The NAND flash memory market is grappling with a severe, long-term supply shortage that shows no signs of ending soon.
The core driver is the unprecedented demand from the AI sector. Hyperscalers building vast data centers are absorbing the available memory supply, effectively 'crowding out' traditional consumer markets. This is why, as industry insiders have noted, the retail SSD market has 'almost disappeared,' with supply being diverted to large enterprise customers with pre-negotiated contracts.
In response, memory suppliers are capitalizing on this situation. Following production cuts in 2023 and 2024, they are now enforcing strict price discipline. More importantly, they've shifted to Long-Term Agreements (LTAs) with major cloud providers. These contracts lock in supply and prices for extended periods, sometimes into 2027, ensuring stable profits for suppliers but prolonging the shortage for everyone else. This strategy has led to dramatic price increases, with some NAND products seeing cumulative gains of over 170% in the first half of 2026 alone.

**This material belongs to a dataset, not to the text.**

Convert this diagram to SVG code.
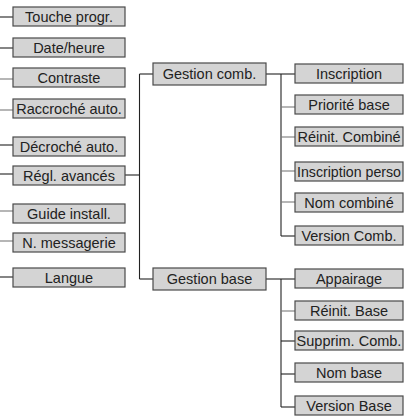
<svg xmlns="http://www.w3.org/2000/svg" width="406" height="419" viewBox="0 0 406 419">
<style>
.b rect{fill:#d4d4d4;stroke:#4a4a4a;stroke-width:1.2}
.b text{font-family:"Liberation Sans",Arial,sans-serif;font-size:14.5px;fill:#222;text-anchor:middle}
.c line{stroke:#222;stroke-width:1.1}
.c line.g{stroke:#7a7a7a}
</style>
<rect width="406" height="419" fill="#fff"/>
<g id="connectors" class="c">
<line x1="0" y1="17" x2="13" y2="17"/>
<line x1="0" y1="48" x2="13" y2="48"/>
<line class="g" x1="0" y1="79" x2="13" y2="79"/>
<line class="g" x1="0" y1="110" x2="13" y2="110"/>
<line x1="0" y1="145" x2="13" y2="145"/>
<line x1="0" y1="174" x2="13" y2="174"/>
<line class="g" x1="0" y1="211" x2="13" y2="211"/>
<line class="g" x1="0" y1="241" x2="13" y2="241"/>
<line x1="0" y1="277" x2="13" y2="277"/>
<line x1="125" y1="175" x2="139.5" y2="175"/>
<line x1="139.5" y1="74" x2="139.5" y2="279"/>
<line x1="139.5" y1="74" x2="153" y2="74"/>
<line x1="139.5" y1="279" x2="153" y2="279"/>
<line x1="266" y1="74" x2="295" y2="74"/>
<line x1="281" y1="74" x2="281" y2="236"/>
<line class="g" x1="281" y1="107" x2="295" y2="107"/>
<line class="g" x1="281" y1="137" x2="295" y2="137"/>
<line class="g" x1="281" y1="171" x2="295" y2="171"/>
<line class="g" x1="281" y1="202" x2="295" y2="202"/>
<line x1="281" y1="236" x2="295" y2="236"/>
<line x1="266" y1="279" x2="295" y2="279"/>
<line x1="281" y1="279" x2="281" y2="407"/>
<line class="g" x1="281" y1="311" x2="295" y2="311"/>
<line x1="281" y1="341" x2="295" y2="341"/>
<line x1="281" y1="374" x2="295" y2="374"/>
<line x1="281" y1="407" x2="295" y2="407"/>
</g>
<g id="touche" class="b"><rect x="13" y="7" width="112" height="19"/><text x="69" y="21.8">Touche progr.</text></g>
<g id="date" class="b"><rect x="13" y="38" width="112" height="19"/><text x="69" y="52.8">Date/heure</text></g>
<g id="contraste" class="b"><rect x="13" y="68" width="112" height="19"/><text x="69" y="82.8">Contraste</text></g>
<g id="raccroche" class="b"><rect x="13" y="99" width="112" height="19"/><text x="69" y="113.8">Raccroché auto.</text></g>
<g id="decroche" class="b"><rect x="13" y="137" width="112" height="19"/><text x="69" y="151.8">Décroché auto.</text></g>
<g id="regl" class="b"><rect x="13" y="166" width="112" height="19"/><text x="69" y="180.8">Régl. avancés</text></g>
<g id="guide" class="b"><rect x="13" y="204" width="112" height="19"/><text x="69" y="218.8">Guide install.</text></g>
<g id="messagerie" class="b"><rect x="13" y="233" width="112" height="19"/><text x="69" y="247.8">N. messagerie</text></g>
<g id="langue" class="b"><rect x="13" y="268" width="112" height="19"/><text x="69" y="282.8">Langue</text></g>
<g id="gestcomb" class="b"><rect x="153" y="63" width="113" height="22"/><text x="209.5" y="79.2">Gestion comb.</text></g>
<g id="gestbase" class="b"><rect x="153" y="268" width="113" height="22"/><text x="209.5" y="284.2">Gestion base</text></g>
<g id="inscription" class="b"><rect x="295" y="64" width="108" height="19"/><text x="349" y="78.8">Inscription</text></g>
<g id="priorite" class="b"><rect x="295" y="95" width="108" height="19"/><text x="349" y="109.8">Priorité base</text></g>
<g id="reinitcomb" class="b"><rect x="295" y="127" width="108" height="19"/><text x="349" y="141.8">Réinit. Combiné</text></g>
<g id="inscperso" class="b"><rect x="295" y="162" width="108" height="19"/><text x="349" y="176.8" textLength="104" lengthAdjust="spacingAndGlyphs">Inscription perso</text></g>
<g id="nomcomb" class="b"><rect x="295" y="193" width="108" height="19"/><text x="349" y="207.8">Nom combiné</text></g>
<g id="versioncomb" class="b"><rect x="295" y="226" width="108" height="19"/><text x="349" y="240.8">Version Comb.</text></g>
<g id="appairage" class="b"><rect x="295" y="269" width="108" height="19"/><text x="349" y="283.8">Appairage</text></g>
<g id="reinitbase" class="b"><rect x="295" y="301" width="108" height="19"/><text x="349" y="315.8">Réinit. Base</text></g>
<g id="supprim" class="b"><rect x="295" y="331" width="108" height="19"/><text x="349" y="345.8">Supprim. Comb.</text></g>
<g id="nombase" class="b"><rect x="295" y="363" width="108" height="19"/><text x="349" y="377.8">Nom base</text></g>
<g id="versionbase" class="b"><rect x="295" y="396" width="108" height="19"/><text x="349" y="410.8">Version Base</text></g>
</svg>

So why can't suppliers just make more? There are two main constraints. First, their capital expenditures (Capex) are heavily prioritized towards high-margin HBM and DRAM, both critical for AI accelerators, leaving NAND expansion on the back burner. Even with new factories planned, significant increases in NAND supply aren't expected until late 2027 or 2028. Second, a potential source of relief, China's YMTC, is constrained by U.S. export controls, which limit its access to advanced chipmaking tools and its ability to ramp up production to meet global demand.
This combination of factors creates a structural, not cyclical, shortage. The market's future trajectory now depends less on fluctuating consumer demand and more on suppliers' allocation strategies and their ability to execute complex expansion plans. Key upcoming earnings reports from Micron, Samsung, and SK hynix will provide critical clues about how this tight supply situation will evolve.
- Glossary
- NAND Flash: A type of non-volatile storage technology that does not require power to retain data. It's commonly used in SSDs, USB flash drives, and memory cards.
- Long-Term Agreement (LTA): A contract between a supplier and a customer to provide a specified quantity of goods over a long period, often with pre-negotiated prices.
- Capex (Capital Expenditures): Funds used by a company to acquire, upgrade, and maintain physical assets such as property, plants, buildings, technology, or equipment.